Samet: Bağımsız çalışmak, bir anlamda şu an bulunan sistemin dışında kalmayı kabul etmek, ancak yine de aynı sistemin içinde kalmaya çalışmak gibi bir çelişkiyi barındırıyor kendi içinde. Bağımsız olmak bizim tercihimizden ziyade zorunluluğumuzdu başta. Çünkü biz kendi şarkılarımızı kendi istediğimiz gibi kaydedebilmek istiyoruz. İçimize sinen şekilde de sunuyoruz. Firmaların önemli bir çoğunluğu, kayıt, mix, master, telif, izin gibi süreçlerin hiçbirinde yardım eli uzatmayıp, sadece tanınırlık, bilinirlik için biraz çaba sarf ediyorlar. “Sizi şu listeye koydurturuz, şu kadar dinlenmeniz olur.” gibi şeyler konuşuluyor. Müzik konuşulmuyor gibi pek. Açıkçası bana tuhaf geliyor. Bizim kayıt sürecimizi kolaylaştıracak imkânlar sağlamadıkları sürece bir firmayla çalışmanın önemli bir faydası olacağını düşünmüyorum kişisel olarak. +10K, +50K dinlenme, sadece birtakım sayılar. “Üretim, tüketim, tık” gibi kavramların dışında bir şeyler paylaşmak istiyoruz. “Bir gün gelecek dönence, biliyoruz!” Bağımsız çalışmanın zorluğu da çok tabii. Tanıtım, klip çekimi, sayfaların yönetimi dâhil bütün süreci kendimiz halletmek durumunda kalıyoruz. Kendi Patreon’umuzu kendimiz açıp, gelen desteğe göre kendi imkânlarımızca bir şeyler sunuyoruz.

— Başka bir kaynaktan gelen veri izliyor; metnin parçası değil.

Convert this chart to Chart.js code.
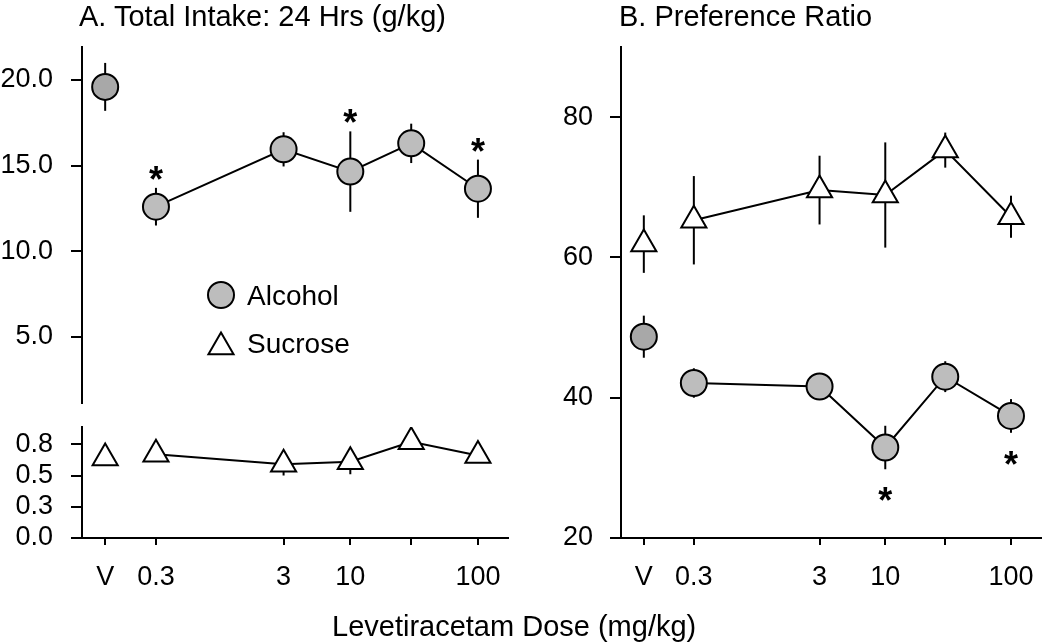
<!DOCTYPE html>
<html>
<head>
<meta charset="utf-8">
<title>Levetiracetam: intake and preference</title>
<script src="https://cdn.jsdelivr.net/npm/chart.js"></script>
<style>
  html, body { margin: 0; padding: 0; background: #fff; }
  body { width: 1050px; height: 642px; position: relative; overflow: hidden;
         font-family: 'Liberation Sans', Arial, sans-serif; color: #000; }
  .box { position: absolute; }
  .label { position: absolute; font-size: 29px; line-height: 29px; white-space: nowrap; }
</style>
</head>
<body>
<div class="box" style="left:0; top:0;"><canvas id="intakeTop" width="520" height="410"></canvas></div>
<div class="box" style="left:0; top:410px;"><canvas id="intakeBottom" width="520" height="232"></canvas></div>
<div class="box" style="left:520px; top:0;"><canvas id="preference" width="530" height="642"></canvas></div>
<div class="label" style="left:79px; top:2px;">A. Total Intake: 24 Hrs (g/kg)</div>
<div class="label" style="left:619px; top:2px;">B. Preference Ratio</div>
<div class="label" style="left:332px; top:612px;">Levetiracetam Dose (mg/kg)</div>
<script>
// doses (V = vehicle, drawn left of 0.3 on the log axis)
const doseTickLabels = ['V', '0.3', '3', '10', '', '100'];
const dosePositions = [0.12, 0.3, 3, 10, 30, 100];
const seriesNames = ['Alcohol', 'Sucrose'];

// A. total intake over 24 hrs (g/kg), mean and SEM
const alcoholIntake = [19.6, 12.6, 15.95, 14.65, 16.3, 13.65];
const alcoholIntakeErr = [1.4, 1.1, 1.0, 2.35, 1.15, 1.7];
const alcoholIntakeStars = [false, true, false, true, false, true];
const sucroseIntake = [0.64, 0.67, 0.59, 0.61, 0.77, 0.66];
const sucroseIntakeErr = [0.04, 0.06, 0.09, 0.1, 0.05, 0.04];

// B. preference ratio, mean and SEM
const sucrosePref = [61.9, 65.3, 69.6, 68.9, 75.3, 65.8];
const sucrosePrefErr = [4.1, 6.3, 4.9, 7.5, 2.5, 3.0];
const alcoholPref = [48.7, 42.1, 41.6, 32.9, 43.0, 37.4];
const alcoholPrefErr = [3.0, 2.1, 1.0, 3.1, 2.2, 2.4];
const alcoholPrefStars = [false, false, false, true, false, true];

// y tick values and labels
const intakeTopTicks = [5, 10, 15, 20];
const intakeTopTickLabels = ['5.0', '10.0', '15.0', '20.0'];
const intakeBottomTicks = [0, 0.25, 0.5, 0.75];
const intakeBottomTickLabels = ['0.0', '0.3', '0.5', '0.8'];
const prefTicks = [20, 40, 60, 80];
const prefTickLabels = ['20', '40', '60', '80'];

Chart.defaults.font.family = "'Liberation Sans', Arial, sans-serif";
Chart.defaults.color = '#000';

const tickFont = { size: 27 };

const alcoholStyle = {
  pointStyle: 'circle', pointRadius: 13, pointBackgroundColor: '#bdbdbd',
  vehicleColor: '#a8a8a8', pointBorderColor: '#000', pointBorderWidth: 2,
  borderColor: '#000', borderWidth: 2
};
const sucroseStyle = {
  pointStyle: 'triangle', pointRadius: 14.5, pointBackgroundColor: '#fff',
  vehicleColor: '#fff', pointBorderColor: '#000', pointBorderWidth: 2,
  borderColor: '#000', borderWidth: 2
};

function toPoints(values) {
  return values.map((y, i) => ({ x: dosePositions[i], y: y }));
}

// vehicle point stands alone, the doses are joined by a line
function seriesDatasets(name, values, errors, stars, style, starOffset) {
  const points = toPoints(values);
  const marks = stars || values.map(() => false);
  return [
    Object.assign({}, style, { label: name, data: points.slice(0, 1), errors: errors.slice(0, 1),
      stars: marks.slice(0, 1), starOffset: starOffset, pointBackgroundColor: style.vehicleColor, showLine: false }),
    Object.assign({}, style, { label: name, data: points.slice(1), errors: errors.slice(1),
      stars: marks.slice(1), starOffset: starOffset, showLine: true })
  ];
}

const errorBars = {
  id: 'errorBars',
  beforeDatasetsDraw(chart) {
    const ctx = chart.ctx;
    const y = chart.scales.y;
    ctx.save();
    ctx.strokeStyle = '#000';
    ctx.lineWidth = 2;
    chart.data.datasets.forEach((ds, i) => {
      if (!ds.errors) return;
      chart.getDatasetMeta(i).data.forEach((pt, j) => {
        const v = ds.data[j].y, e = ds.errors[j];
        ctx.beginPath();
        ctx.moveTo(pt.x, y.getPixelForValue(v + e));
        ctx.lineTo(pt.x, y.getPixelForValue(v - e));
        ctx.stroke();
      });
    });
    ctx.restore();
  },
  afterDatasetsDraw(chart) {
    const ctx = chart.ctx;
    const y = chart.scales.y;
    ctx.save();
    ctx.fillStyle = '#000';
    ctx.font = "bold 36px 'Liberation Sans', Arial, sans-serif";
    ctx.textAlign = 'center';
    ctx.textBaseline = 'alphabetic';
    chart.data.datasets.forEach((ds, i) => {
      if (!ds.stars) return;
      chart.getDatasetMeta(i).data.forEach((pt, j) => {
        if (!ds.stars[j]) return;
        const v = ds.data[j].y, e = ds.errors[j];
        // starOffset < 0: above the bar, > 0: below it
        const end = ds.starOffset < 0 ? y.getPixelForValue(v + e) : y.getPixelForValue(v - e);
        ctx.fillText('*', pt.x, end + ds.starOffset + 20);
      });
    });
    ctx.restore();
  }
};

function drawMarker(ctx, style, x, y, fill) {
  const r = style.pointRadius;
  ctx.beginPath();
  if (style.pointStyle === 'circle') {
    ctx.arc(x, y, r, 0, Math.PI * 2);
  } else {
    const hw = r * Math.sin(Math.PI / 3);
    ctx.moveTo(x, y - r);
    ctx.lineTo(x + hw, y + r / 2);
    ctx.lineTo(x - hw, y + r / 2);
    ctx.closePath();
  }
  ctx.fillStyle = fill;
  ctx.fill();
  ctx.lineWidth = style.pointBorderWidth;
  ctx.strokeStyle = '#000';
  ctx.stroke();
}

const intakeLegend = {
  id: 'intakeLegend',
  afterDraw(chart) {
    const ctx = chart.ctx;
    const styles = [alcoholStyle, sucroseStyle];
    const rows = [{ y: 295, base: 305 }, { y: 347, base: 353 }];
    ctx.save();
    styles.forEach((s, i) => {
      drawMarker(ctx, s, 221, rows[i].y, s.pointBackgroundColor);
      ctx.fillStyle = '#000';
      ctx.font = "28px 'Liberation Sans', Arial, sans-serif";
      ctx.textAlign = 'left';
      ctx.textBaseline = 'alphabetic';
      ctx.fillText(seriesNames[i], 247, rows[i].base);
    });
    ctx.restore();
  }
};

const axisGrid = { drawOnChartArea: false, color: '#000', lineWidth: 2 };
const axisBorder = { color: '#000', width: 2 };

function doseAxis(show) {
  return {
    type: 'logarithmic', min: 0.079, max: 172, bounds: 'data', display: show,
    afterBuildTicks: s => { s.ticks = dosePositions.map(v => ({ value: v })); },
    afterFit: s => { s.height = show ? 104 : 0; },
    ticks: { display: show, font: tickFont, padding: 16, autoSkip: false, maxRotation: 0,
             callback: (v, i) => doseTickLabels[i] },
    grid: Object.assign({ tickLength: 7 }, axisGrid),
    border: axisBorder
  };
}

function valueAxis(min, max, ticks, labels, width, pad) {
  return {
    type: 'linear', min: min, max: max, bounds: 'data',
    afterBuildTicks: s => { s.ticks = ticks.map(v => ({ value: v })); },
    // fixed width, and no extra room reserved for the end labels
    afterFit: s => { s.width = width; s.paddingTop = 0; s.paddingBottom = 0; },
    ticks: { font: tickFont, padding: pad, autoSkip: false, callback: (v, i) => labels[i] },
    grid: Object.assign({ tickLength: 11 }, axisGrid),
    border: axisBorder
  };
}

function baseOptions(padding, xAxis, yAxis) {
  return {
    responsive: false, animation: false, events: [],
    layout: { padding: padding, autoPadding: false },
    plugins: { legend: { display: false }, tooltip: { enabled: false } },
    scales: { x: xAxis, y: yAxis }
  };
}

new Chart(document.getElementById('intakeTop'), {
  type: 'scatter',
  data: { datasets: seriesDatasets('Alcohol', alcoholIntake, alcoholIntakeErr, alcoholIntakeStars, alcoholStyle, -16) },
  options: baseOptions({ top: 47, right: 12, bottom: 7, left: 0 }, doseAxis(false),
    valueAxis(1.13, 21.93, intakeTopTicks, intakeTopTickLabels, 82, 18)),
  plugins: [errorBars, intakeLegend]
});

new Chart(document.getElementById('intakeBottom'), {
  type: 'scatter',
  data: { datasets: seriesDatasets('Sucrose', sucroseIntake, sucroseIntakeErr, null, sucroseStyle, -16) },
  options: baseOptions({ top: 17, right: 12, bottom: 0, left: 0 }, doseAxis(true),
    valueAxis(0, 0.888, intakeBottomTicks, intakeBottomTickLabels, 82, 18)),
  plugins: [errorBars]
});

new Chart(document.getElementById('preference'), {
  type: 'scatter',
  data: { datasets: seriesDatasets('Sucrose', sucrosePref, sucrosePrefErr, null, sucroseStyle, 24)
    .concat(seriesDatasets('Alcohol', alcoholPref, alcoholPrefErr, alcoholPrefStars, alcoholStyle, 24)) },
  options: baseOptions({ top: 47, right: 7, bottom: 0, left: 0 }, doseAxis(true),
    valueAxis(20, 90, prefTicks, prefTickLabels, 101, 17)),
  plugins: [errorBars]
});
</script>
</body>
</html>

İnsan ve Deniz’den sonra yapmayı düşündüğünüz çalışmalar var mı?

Fethi: Henüz kaydedemediğimiz şarkılarımız var, bunların birkaçı şiir bestesi, diğerlerinin sözleri ve bestesi bize ait. Bu şarkıları kaydetmek ve dinleyiciyle buluşturmak istiyoruz. Yine de kesinleşmeden anlatmak pek iyi değil. Planlar var, şarkılar var. Sinağrit Baba dinleyicisine “Bir anda kayboldular, gittiler, şarkısız kaldık!” dedirtmeyeceğiz…

Sinağrit Baba grubuna bu güzel röportaj için teşekkür ediyorum. “İnsan ve Deniz”i tüm dijital platformlarda bulabilirsiniz.